Chrzanowski Związek Komunalny „Komunikacja Międzygminna"walczy z plagą gapowiczów i fałszerzy biletów. W sierpniu wpływy z mandatów za jazdę bez ważnego biletu (wraz z windykacją) przekroczyły 67 tysięcy złotych! To sześć razy więcej niż wynosiły kary w ubiegłym roku.
Nieuczciwych podróżnych nie odstraszają ani nowe bilety z hologramem, które pojawiły się przed kilkoma tygodniami, ani codzienne kontrole w autobusach.
- Obecnie wśród pasażerów krąży 24 kontrolerów, a nie siedmiu, jak przed rokiem - podkreśla Tadeusz Gruber, przewodniczący zarządu Związku Komunalnego Komunikacja Międzygminna" w Chrzanowie. Dodaje, że kontrolerzy mają obowiązek sprawdzania wszystkich linii, o każdej porze dnia i nocy, także w weekendy, co do tej pory było rzadkością.
– Każdego kontrolera rozliczamy z czasu pracy na podstawie wspisów do kart kierowcy.

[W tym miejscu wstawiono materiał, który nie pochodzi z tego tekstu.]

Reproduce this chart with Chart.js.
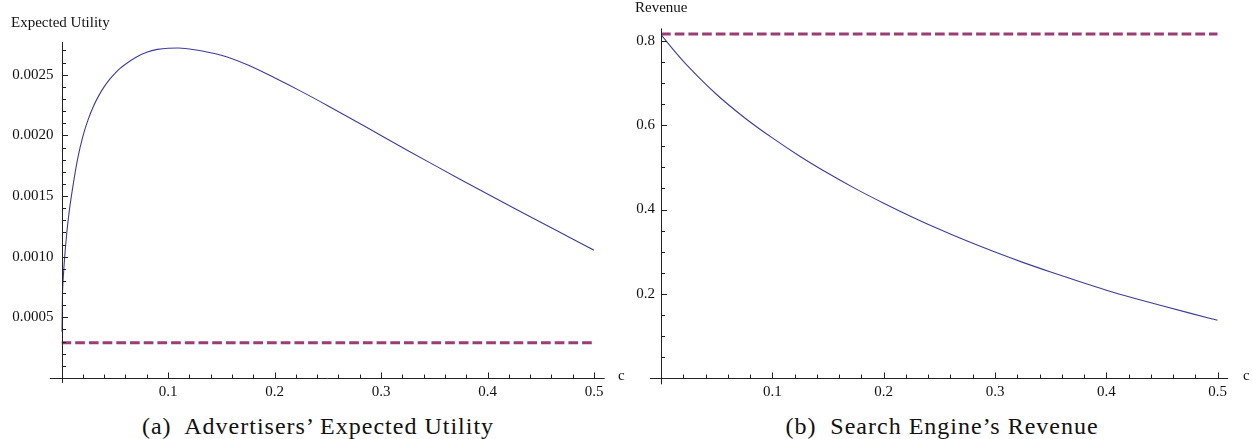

Nie wchodzą więc w grę żadne ,,wagary” – podkreśla Gruber.
Choć praca kontrolerów zaczęła przynosić efekty, nie są w stanie wyłapać wszystkich nieuczciwych pasażerów.
-Tu potrzeba podwyższenia mandatów, skoro na kulturę podróżnych nie ma co liczyć- zauważa przewodniczący ZKKM.
Przypomina, że już teraz kara za brak biletu wynosi 100 zł, jeśli gapowicz uiści ja od razu do rąk kontrolera. Na drugi dzień trzeba już wyciągnąć z portfela aż 200 zł.
Problemy pojawiają się także przy okazywaniu biletów miesięcznych. Młodzież bardzo często zapomina wpisać do blankietu wszystkie dane. – Za brak imienia, nazwiska lub adresu na bilecie miesięcznym karzemy 50–złotowym mandatem – informuje przewodniczący Gruber. Radzi także młodzieży szkolnej by nie zapominała o legitymacji. Jej brak kosztuje 60 zł.
Justyna z Trzebini woli nie ryzykować mandatem i zawsze kasuje bilet. Przyznaje jednak, że zna wiele osób, które jeżdżą na gapę.